Records from a data collection
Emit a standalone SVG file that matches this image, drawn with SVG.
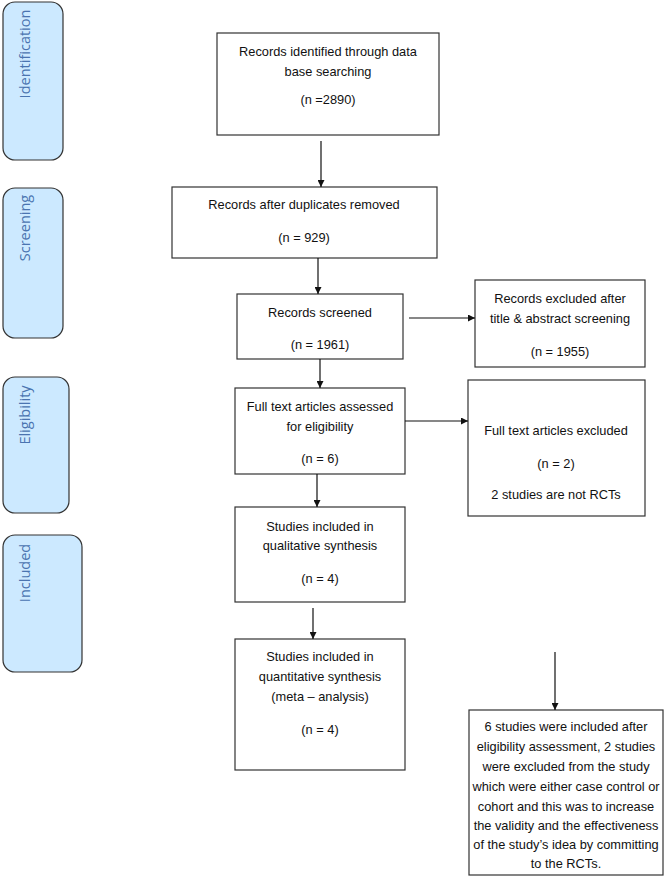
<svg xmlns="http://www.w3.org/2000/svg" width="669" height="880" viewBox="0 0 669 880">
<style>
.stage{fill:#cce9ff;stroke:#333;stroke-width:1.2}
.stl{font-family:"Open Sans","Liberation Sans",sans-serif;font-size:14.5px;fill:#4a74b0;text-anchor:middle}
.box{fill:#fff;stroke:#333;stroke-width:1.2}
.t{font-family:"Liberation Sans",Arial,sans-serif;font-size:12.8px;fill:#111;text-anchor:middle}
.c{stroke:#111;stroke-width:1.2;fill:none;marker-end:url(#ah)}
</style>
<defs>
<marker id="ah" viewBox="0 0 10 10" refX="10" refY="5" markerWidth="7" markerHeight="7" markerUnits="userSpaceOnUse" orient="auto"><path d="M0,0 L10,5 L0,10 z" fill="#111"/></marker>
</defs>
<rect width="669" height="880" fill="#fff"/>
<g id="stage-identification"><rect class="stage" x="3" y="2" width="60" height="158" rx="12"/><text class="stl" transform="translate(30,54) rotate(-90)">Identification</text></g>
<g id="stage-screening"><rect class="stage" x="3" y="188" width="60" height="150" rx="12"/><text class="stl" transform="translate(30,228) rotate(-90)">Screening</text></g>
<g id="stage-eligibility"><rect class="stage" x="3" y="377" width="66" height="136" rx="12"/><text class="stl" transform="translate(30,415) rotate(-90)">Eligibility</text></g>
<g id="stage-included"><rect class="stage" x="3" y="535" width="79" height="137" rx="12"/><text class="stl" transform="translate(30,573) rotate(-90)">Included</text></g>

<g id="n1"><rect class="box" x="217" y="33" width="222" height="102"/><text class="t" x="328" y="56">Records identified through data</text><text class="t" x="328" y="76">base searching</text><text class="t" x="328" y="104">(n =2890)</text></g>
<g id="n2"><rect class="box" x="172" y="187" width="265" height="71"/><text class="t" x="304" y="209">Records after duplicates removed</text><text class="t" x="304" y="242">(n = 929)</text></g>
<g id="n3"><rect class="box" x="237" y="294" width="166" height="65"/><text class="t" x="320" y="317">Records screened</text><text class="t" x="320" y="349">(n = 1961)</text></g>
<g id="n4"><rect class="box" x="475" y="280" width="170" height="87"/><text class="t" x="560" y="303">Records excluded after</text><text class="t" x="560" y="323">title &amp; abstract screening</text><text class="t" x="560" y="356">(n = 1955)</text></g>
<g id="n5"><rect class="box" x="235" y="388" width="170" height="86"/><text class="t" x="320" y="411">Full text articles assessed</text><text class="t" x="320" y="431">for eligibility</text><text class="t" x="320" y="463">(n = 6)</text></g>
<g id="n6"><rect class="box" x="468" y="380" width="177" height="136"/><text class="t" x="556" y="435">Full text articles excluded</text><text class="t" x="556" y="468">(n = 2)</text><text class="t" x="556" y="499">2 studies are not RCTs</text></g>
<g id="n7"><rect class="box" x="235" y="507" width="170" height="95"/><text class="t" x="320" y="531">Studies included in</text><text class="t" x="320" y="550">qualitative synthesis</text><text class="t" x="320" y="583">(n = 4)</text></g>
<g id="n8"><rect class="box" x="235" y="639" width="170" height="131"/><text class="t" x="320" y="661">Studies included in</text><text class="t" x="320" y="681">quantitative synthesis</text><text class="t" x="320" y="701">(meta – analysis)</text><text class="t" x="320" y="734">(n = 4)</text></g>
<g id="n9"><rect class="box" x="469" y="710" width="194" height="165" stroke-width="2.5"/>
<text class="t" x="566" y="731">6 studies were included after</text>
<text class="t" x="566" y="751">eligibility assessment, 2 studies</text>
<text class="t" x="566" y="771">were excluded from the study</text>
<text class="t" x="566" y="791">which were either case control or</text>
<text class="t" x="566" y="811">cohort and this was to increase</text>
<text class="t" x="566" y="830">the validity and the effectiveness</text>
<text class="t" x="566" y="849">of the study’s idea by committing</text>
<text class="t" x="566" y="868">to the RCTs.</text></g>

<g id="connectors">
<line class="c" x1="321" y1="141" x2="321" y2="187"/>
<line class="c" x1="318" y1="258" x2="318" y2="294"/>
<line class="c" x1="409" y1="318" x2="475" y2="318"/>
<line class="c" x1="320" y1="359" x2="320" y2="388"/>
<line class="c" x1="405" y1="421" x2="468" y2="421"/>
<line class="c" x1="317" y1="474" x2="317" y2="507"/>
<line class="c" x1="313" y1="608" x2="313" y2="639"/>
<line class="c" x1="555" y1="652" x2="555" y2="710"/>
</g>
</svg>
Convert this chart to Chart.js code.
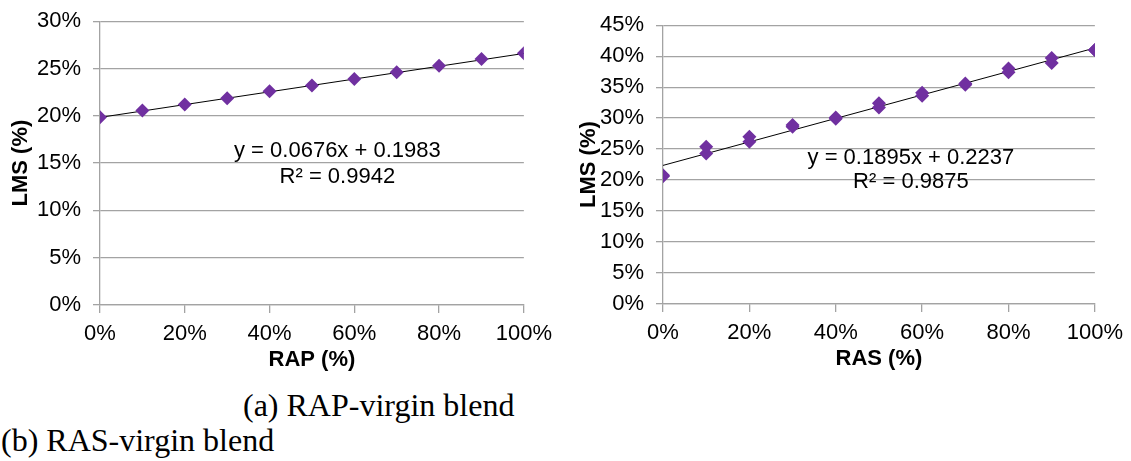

Stated exercise | Pictures stay out; reproduce every line of the records exactly.

Expected output |
Emit a standalone SVG file that matches this image, drawn with SVG.
<svg xmlns="http://www.w3.org/2000/svg" width="669" height="880" viewBox="0 0 669 880">
<style>
.stage{fill:#cce9ff;stroke:#333;stroke-width:1.2}
.stl{font-family:"Open Sans","Liberation Sans",sans-serif;font-size:14.5px;fill:#4a74b0;text-anchor:middle}
.box{fill:#fff;stroke:#333;stroke-width:1.2}
.t{font-family:"Liberation Sans",Arial,sans-serif;font-size:12.8px;fill:#111;text-anchor:middle}
.c{stroke:#111;stroke-width:1.2;fill:none;marker-end:url(#ah)}
</style>
<defs>
<marker id="ah" viewBox="0 0 10 10" refX="10" refY="5" markerWidth="7" markerHeight="7" markerUnits="userSpaceOnUse" orient="auto"><path d="M0,0 L10,5 L0,10 z" fill="#111"/></marker>
</defs>
<rect width="669" height="880" fill="#fff"/>
<g id="stage-identification"><rect class="stage" x="3" y="2" width="60" height="158" rx="12"/><text class="stl" transform="translate(30,54) rotate(-90)">Identification</text></g>
<g id="stage-screening"><rect class="stage" x="3" y="188" width="60" height="150" rx="12"/><text class="stl" transform="translate(30,228) rotate(-90)">Screening</text></g>
<g id="stage-eligibility"><rect class="stage" x="3" y="377" width="66" height="136" rx="12"/><text class="stl" transform="translate(30,415) rotate(-90)">Eligibility</text></g>
<g id="stage-included"><rect class="stage" x="3" y="535" width="79" height="137" rx="12"/><text class="stl" transform="translate(30,573) rotate(-90)">Included</text></g>

<g id="n1"><rect class="box" x="217" y="33" width="222" height="102"/><text class="t" x="328" y="56">Records identified through data</text><text class="t" x="328" y="76">base searching</text><text class="t" x="328" y="104">(n =2890)</text></g>
<g id="n2"><rect class="box" x="172" y="187" width="265" height="71"/><text class="t" x="304" y="209">Records after duplicates removed</text><text class="t" x="304" y="242">(n = 929)</text></g>
<g id="n3"><rect class="box" x="237" y="294" width="166" height="65"/><text class="t" x="320" y="317">Records screened</text><text class="t" x="320" y="349">(n = 1961)</text></g>
<g id="n4"><rect class="box" x="475" y="280" width="170" height="87"/><text class="t" x="560" y="303">Records excluded after</text><text class="t" x="560" y="323">title &amp; abstract screening</text><text class="t" x="560" y="356">(n = 1955)</text></g>
<g id="n5"><rect class="box" x="235" y="388" width="170" height="86"/><text class="t" x="320" y="411">Full text articles assessed</text><text class="t" x="320" y="431">for eligibility</text><text class="t" x="320" y="463">(n = 6)</text></g>
<g id="n6"><rect class="box" x="468" y="380" width="177" height="136"/><text class="t" x="556" y="435">Full text articles excluded</text><text class="t" x="556" y="468">(n = 2)</text><text class="t" x="556" y="499">2 studies are not RCTs</text></g>
<g id="n7"><rect class="box" x="235" y="507" width="170" height="95"/><text class="t" x="320" y="531">Studies included in</text><text class="t" x="320" y="550">qualitative synthesis</text><text class="t" x="320" y="583">(n = 4)</text></g>
<g id="n8"><rect class="box" x="235" y="639" width="170" height="131"/><text class="t" x="320" y="661">Studies included in</text><text class="t" x="320" y="681">quantitative synthesis</text><text class="t" x="320" y="701">(meta – analysis)</text><text class="t" x="320" y="734">(n = 4)</text></g>
<g id="n9"><rect class="box" x="469" y="710" width="194" height="165" stroke-width="2.5"/>
<text class="t" x="566" y="731">6 studies were included after</text>
<text class="t" x="566" y="751">eligibility assessment, 2 studies</text>
<text class="t" x="566" y="771">were excluded from the study</text>
<text class="t" x="566" y="791">which were either case control or</text>
<text class="t" x="566" y="811">cohort and this was to increase</text>
<text class="t" x="566" y="830">the validity and the effectiveness</text>
<text class="t" x="566" y="849">of the study’s idea by committing</text>
<text class="t" x="566" y="868">to the RCTs.</text></g>

<g id="connectors">
<line class="c" x1="321" y1="141" x2="321" y2="187"/>
<line class="c" x1="318" y1="258" x2="318" y2="294"/>
<line class="c" x1="409" y1="318" x2="475" y2="318"/>
<line class="c" x1="320" y1="359" x2="320" y2="388"/>
<line class="c" x1="405" y1="421" x2="468" y2="421"/>
<line class="c" x1="317" y1="474" x2="317" y2="507"/>
<line class="c" x1="313" y1="608" x2="313" y2="639"/>
<line class="c" x1="555" y1="652" x2="555" y2="710"/>
</g>
</svg>
Convert this chart to Chart.js code.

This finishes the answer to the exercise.